Tudo é bizarro. Ministros conversando com senadores sobre política? Ministros julgam, senadores representam seus estados e fazem política. Abrir diálogo com militares? Não é função de ministro de nenhum tribunal. Dialogar com eles para impedir um golpe? Inconcebível que haja golpe em um país democrático.
Bolsonaro conseguiu em menos de quatro anos de governo virar o Brasil pelo avesso – e para pior, naturalmente. Como ele mesmo disse em sua primeira viagem aos Estados Unidos depois de eleito, sua missão seria destruir o “sistema” para mais tarde pôr outro no seu lugar. Que outro? Não disse, nem precisava dizer.
Foi em um jantar na Embaixada do Brasil em Washington para poucas pessoas. Estavam ali, felizes e deslumbrados com o que ouviam, o autoproclamado filósofo Olavo de Carvalho, esotérico e tradicionalista, guru da família Bolsonaro, e Steve Banon, marqueteiro da campanha do ex-presidente Donald Trump.
Com menos de seis meses de mandato, Bolsonaro falou pela primeira vez em armar o povo para que defendesse a democracia se ela se visse ameaçada de repente. O cenário foi um quartel do Exército na cidade gaúcha de Santa Maria. Democracia para ele significa regime autoritário sob seu comando.
Democracia é um regime cheio de defeitos, mas o autoritarismo não é um deles. Na democracia, há alternância no poder. Regularmente, os cidadãos aptos a votar escolhem livremente quem deve governá-los. Podem acertar ou errar, como erraram no caso de Bolsonaro, mas sua vontade é soberana e respeitada.
Ante o risco de ser derrotado daqui a cinco meses, Bolsonaro prega o desrespeito à vontade da maioria. Faz isso dia sim e outro também. Prega a rebelião armada a seu favor. E argumenta que liberdade de expressão, um dos valores da democracia, serve justamente para isso, para que todos expressem o que pensam.

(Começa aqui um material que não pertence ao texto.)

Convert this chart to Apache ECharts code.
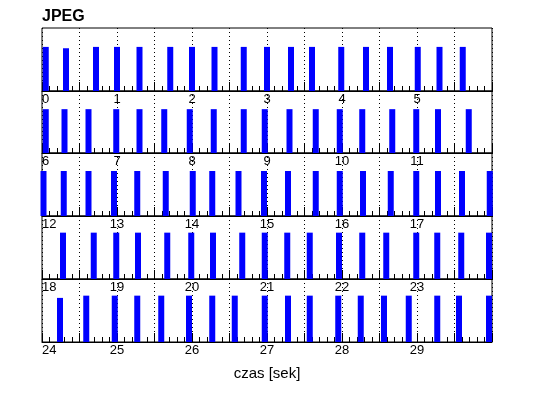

No Paraná, Bolsonaro pegou carona na inauguração de uma ponte para outra vez desafiar o Supremo Tribunal Federal, onde é investigado por hostilizar a democracia e distribuir fake news. Em resposta ao ministro Alexandre de Moraes, que prometeu cassar o registro de candidatos que disseminem notícias falsas, disse:
“Vai cassar o meu registro? Duvido que tenha coragem. Não estou desafiando ninguém, mas duvido que tenha coragem de cassar. […] Eu defendo a liberdade. Onde está a tipificação para fake news? Não existe. É a mesma coisa que acusar um de vocês ou condenar por ter assassinado um marciano”.
Não há evidências de que Marte seja habitado, mas há suficientes de que existem fake news. Quando o próprio Bolsonaro insiste em repetir que a apuração dos votos se dá em uma “sala secreta” do Tribunal Superior Eleitoral, ele se torna autor de uma fake news. Inexiste sala secreta no tribunal. Não há manipulação de votos.
Havia manipulação à época do voto impresso, por meio do qual Bolsonaro se elegeu deputado federal cinco vezes, e nunca reclamou. Não reclamou do voto eletrônico que lhe deu mais dois mandatos e, por fim, a vitória para presidente. Fato é fato, opinião é opinião. Cada um pode ter suas opiniões, mas não seus fatos.
O ministro Dias Toffoli fez muito mal quando levou um general para assessorá-lo na presidência do Supremo; e o ministro Luís Roberto Barroso ao convidar as Forças Armadas para palpitar sobre a segurança do voto eletrônico. Espera-se que os ministros Luiz Fux e Cármen Lúcia não aceitem a sugestão dos sete senadores.
Cada um no seu cercadinho, e os militares nos quartéis.